Second trial in club shooting delayed again

May 15, 2007|by DAVE McMILLION

CHARLES TOWN, W.Va. - The story of what happened in the early morning hours of Feb. 9, 2003, when Larry G. Hose was shot to death outside Images nightclub near Middleway, W.Va., will have to wait another five months or so, it was learned in court Monday.

The murder trial of Raymond Hoak of Kearneysville, W.Va., was set to begin this week, but it was postponed Monday after an unsuccessful attempt by prosecutors to disqualify Hoak's attorney.

Hoak was indicted on a charge of first-degree murder in the death of Hose, but the case ended in a mistrial in May 2005 after jurors in the first trial said they could not reach a verdict.

The case has been set for trial three or four times since then but has been postponed, partly because of changes in attorneys for Hoak, said Assistant Jefferson County Prosecuting Attorney Larry Crofford.


Hoak testified previously that Hose accused him of having an affair with Hose's ex-wife, Melissa Tanner, and that Hose began calling him on the telephone and threatening him.

The shooting outside Images club in the early morning hours of Feb. 9, 2003, occurred after Hoak and Hose, 29, of Kearneysville, became involved in an argument inside the bar, police said.

Police said the dispute continued outside the bar, which is just west of the intersection of W.Va. 51 and W.Va. 480.

One of Hoak's attorneys maintained that there was clear evidence that Hoak acted in self-defense.

Jefferson County Prosecuting Attorney Michael D. Thompson played down the self-defense argument in the first trial and called the jurors' attention to a conversation that the bouncer at Images had with Hoak after Hoak and Hose got into the heated discussion at the bar.

After the bouncer told Hoak that he should "let it go," Hoak responded with words to the effect that "he was going to end this tonight," Thompson said.

Hoak's second trial was scheduled to begin today in Jefferson County Circuit Court but was postponed after prosecutors asked Circuit Court Judge Thomas W. Steptoe Jr. to consider disqualifying Hoak's current attorney, Paul Taylor.

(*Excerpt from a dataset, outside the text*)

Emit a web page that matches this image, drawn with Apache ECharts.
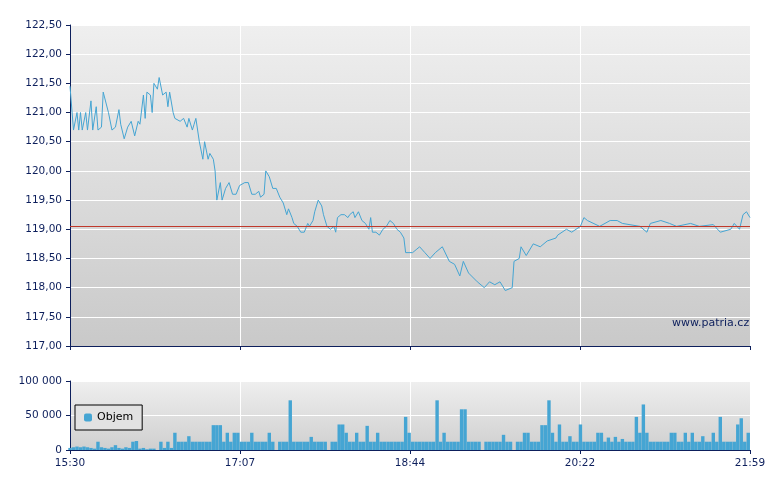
<!DOCTYPE html>
<html>
<head>
<meta charset="utf-8">
<script src="https://cdn.jsdelivr.net/npm/echarts@6/dist/echarts.min.js"></script>
<style>body{margin:0;background:#fff}#chart{width:780px;height:490px}</style>
</head>
<body>
<div id="chart"></div>
<script>
// minutes since 15:30
var timeLabels = ['15:30', '17:07', '18:44', '20:22', '21:59'];
var refPrice = 119.06;

var price = [
    [0,121.45],[2,120.7],[4,121.0],[5,120.7],[6,121.0],[7,120.7],[9,121.0],[10,120.7],[12,121.2],[13,120.7],
    [15,121.1],[16,120.7],[18,120.75],[19,121.35],[22,121.0],[24,120.7],[26,120.75],[28,121.05],[29,120.8],[31,120.55],
    [33,120.75],[35,120.85],[37,120.6],[39,120.85],[40,120.8],[42,121.3],[43,120.9],[44,121.35],[46,121.3],[47,121.0],
    [48,121.5],[50,121.4],[51,121.6],[53,121.3],[55,121.35],[56,121.1],[57,121.35],[59,121.0],[60,120.9],[63,120.85],
    [65,120.9],[67,120.75],[68,120.9],[70,120.7],[71,120.8],[72,120.9],[74,120.5],[76,120.2],[77,120.5],[79,120.2],
    [80,120.3],[82,120.2],[83,120.0],[84,119.5],[86,119.8],[87,119.5],[89,119.7],[91,119.8],[93,119.6],[95,119.6],
    [97,119.75],[100,119.8],[102,119.8],[104,119.6],[106,119.6],[108,119.65],[109,119.55],[111,119.6],[112,120.0],[114,119.9],
    [116,119.7],[118,119.7],[120,119.55],[122,119.45],[124,119.25],[125,119.35],[127,119.2],[128,119.1],[130,119.05],[132,118.95],
    [134,118.95],[136,119.1],[137,119.05],[139,119.15],[140,119.3],[142,119.5],[144,119.4],[145,119.25],[147,119.05],[149,119.0],
    [151,119.05],[152,118.95],[153,119.2],[155,119.25],[157,119.25],[159,119.2],[160,119.25],[162,119.3],[163,119.2],[165,119.3],
    [167,119.15],[169,119.1],[171,119.0],[172,119.2],[173,118.95],[175,118.95],[177,118.9],[179,119.0],[181,119.05],[183,119.15],
    [185,119.1],[187,119.0],[189,118.95],[191,118.85],[192,118.6],[196,118.6],[198,118.65],[200,118.7],[203,118.6],[206,118.5],
    [209,118.6],[213,118.7],[217,118.45],[220,118.4],[223,118.2],[225,118.45],[228,118.25],[233,118.1],[237,118.0],[240,118.1],
    [243,118.05],[246,118.1],[249,117.95],[253,118.0],[254,118.45],[257,118.5],[258,118.7],[261,118.55],[265,118.75],[269,118.7],
    [273,118.8],[278,118.85],[279,118.9],[284,119.0],[287,118.95],[292,119.05],[294,119.2],[296,119.15],[303,119.05],[309,119.15],
    [313,119.15],[316,119.1],[326,119.05],[330,118.95],[332,119.1],[338,119.15],[343,119.1],[347,119.05],[355,119.1],[360,119.05],
    [368,119.08],[372,118.95],[378,119.0],[380,119.1],[383,119.0],[385,119.25],[387,119.3],[389,119.2]
];

// volume in thousands, one value per 2 minutes
var volEarly = [3,4,5,4,5,4,3,2,12,4,3,2,4,7,3,2,4,3,12,13,2,3,1,2,2,0,12,3,12,3];
var volLate = [
    25,12,12,12,20,12,12,12,12,12, 12,36,36,36,12,25,12,25,25,12,
    12,12,25,12,12,12,12,25,12,0, 12,12,12,72,12,12,12,12,12,19,
    12,12,12,12,0,12,12,37,37,25, 12,12,25,12,12,35,12,12,25,12,
    12,12,12,12,12,12,48,25,12,12, 12,12,12,12,12,72,12,25,12,12,
    12,12,59,59,12,12,12,12,0,12, 12,12,12,12,22,12,12,0,12,12,
    25,25,12,12,12,36,36,72,25,12, 37,12,12,20,12,12,37,12,12,12,
    12,25,25,12,18,12,19,12,16,12, 12,12,48,25,66,25,12,12,12,12,
    12,12,25,25,12,12,25,12,25,12, 12,20,12,12,25,12,48,12,12,12,
    12,37,46,12,25
];

var volume = volEarly.concat(volLate).map(function(v, i) { return [i * 2, v * 1000]; });

var navy = '#0d1f5c';
var bg = new echarts.graphic.LinearGradient(0, 0, 0, 1, [{offset: 0, color: '#efefef'}, {offset: 1, color: '#c9c9c9'}]);
var bg2 = new echarts.graphic.LinearGradient(0, 0, 0, 1, [{offset: 0, color: '#efefef'}, {offset: 1, color: '#cfcfcf'}]);
var step = 389 / 4;

function xAxisCfg(idx, showLabel) {
    return {
        type: 'value', gridIndex: idx, min: 0, max: 389, interval: step,
        axisLine: {lineStyle: {color: navy}},
        axisTick: {lineStyle: {color: navy}, length: 4},
        splitLine: {lineStyle: {color: '#ffffff'}},
        axisLabel: {show: showLabel, color: navy, fontFamily: 'DejaVu Sans', fontSize: 10.5,
            formatter: function(v) { return timeLabels[Math.round(v / step)]; }}
    };
}

var chart = echarts.init(document.getElementById('chart'));
chart.setOption({
    animation: false,
    grid: [
        {left: 70, right: 30, top: 25, height: 321, show: true, backgroundColor: bg, borderWidth: 0},
        {left: 70, right: 30, top: 381, height: 69, show: true, backgroundColor: bg2, borderWidth: 0}
    ],
    legend: {
        data: ['Objem'], left: 75, top: 405, orient: 'vertical',
        padding: [7, 9], itemWidth: 8, itemHeight: 8, itemGap: 4, borderRadius: 0,
        borderColor: '#000', borderWidth: 1, backgroundColor: '#e2e2e2',
        textStyle: {color: '#000', fontFamily: 'DejaVu Sans', fontSize: 11}
    },
    graphic: [{type: 'text', left: 672, top: 318, style: {text: 'www.patria.cz', fill: navy, font: '11px DejaVu Sans'}}],
    xAxis: [xAxisCfg(0, false), xAxisCfg(1, true)],
    yAxis: [
        {type: 'value', gridIndex: 0, min: 117, max: 122.5, interval: 0.5,
            axisLine: {show: true, lineStyle: {color: navy}}, axisTick: {show: true, lineStyle: {color: navy}, length: 4},
            splitLine: {lineStyle: {color: '#ffffff'}},
            axisLabel: {color: navy, fontFamily: 'DejaVu Sans', fontSize: 10.5,
                formatter: function(v) { return v.toFixed(2).replace('.', ','); }}},
        {type: 'value', gridIndex: 1, min: 0, max: 100000, interval: 50000,
            axisLine: {show: true, lineStyle: {color: navy}}, axisTick: {show: true, lineStyle: {color: navy}, length: 4},
            splitLine: {lineStyle: {color: '#ffffff'}},
            axisLabel: {color: navy, fontFamily: 'DejaVu Sans', fontSize: 10.5,
                formatter: function(v) { return v === 0 ? '0' : (v / 1000) + ' 000'; }}}
    ],
    series: [
        {name: 'Cena', type: 'line', xAxisIndex: 0, yAxisIndex: 0, data: price, symbol: 'none',
            lineStyle: {color: '#45a5d3', width: 1}, itemStyle: {color: '#45a5d3'},
            markLine: {silent: true, symbol: 'none', label: {show: false},
                lineStyle: {color: '#c0392b', type: 'solid', width: 1}, data: [{yAxis: refPrice}]}},
        {name: 'Objem', type: 'bar', xAxisIndex: 1, yAxisIndex: 1, data: volume, barWidth: 3.4,
            itemStyle: {color: '#45a5d3'}}
    ]
});
</script>
</body>
</html>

Before Hoak was represented by Taylor, he was represented by Martinsburg attorney Heidi J. Silver Myers, Crofford said.

Myers withdrew from representing Hoak because of a conflict of interest in the case, Crofford said.

Because Taylor and Myers have both used former Martinsburg attorney Steve Askin to perform paralegal work for them, prosecutors wanted to know if there was anything that would disqualify Taylor from the case, Crofford said.

Steptoe said Monday in a pretrial hearing for Hoak that he did not see anything that would disqualify Taylor from representing Hoak.

Steptoe said he hopes Hoak's trial can be completed in less than two weeks, and Taylor said he will not have that amount of time in his schedule until October or November.

There are other concerns in the case, including the health of former assistant state Medical Examiner Jack Frost.

Frost testified in the first trial, but he has since suffered a stroke and is recovering, Crofford said.

Steptoe said he is concerned about Frost's health and the judge added that lawyers in the case could use Frost's previous testimony.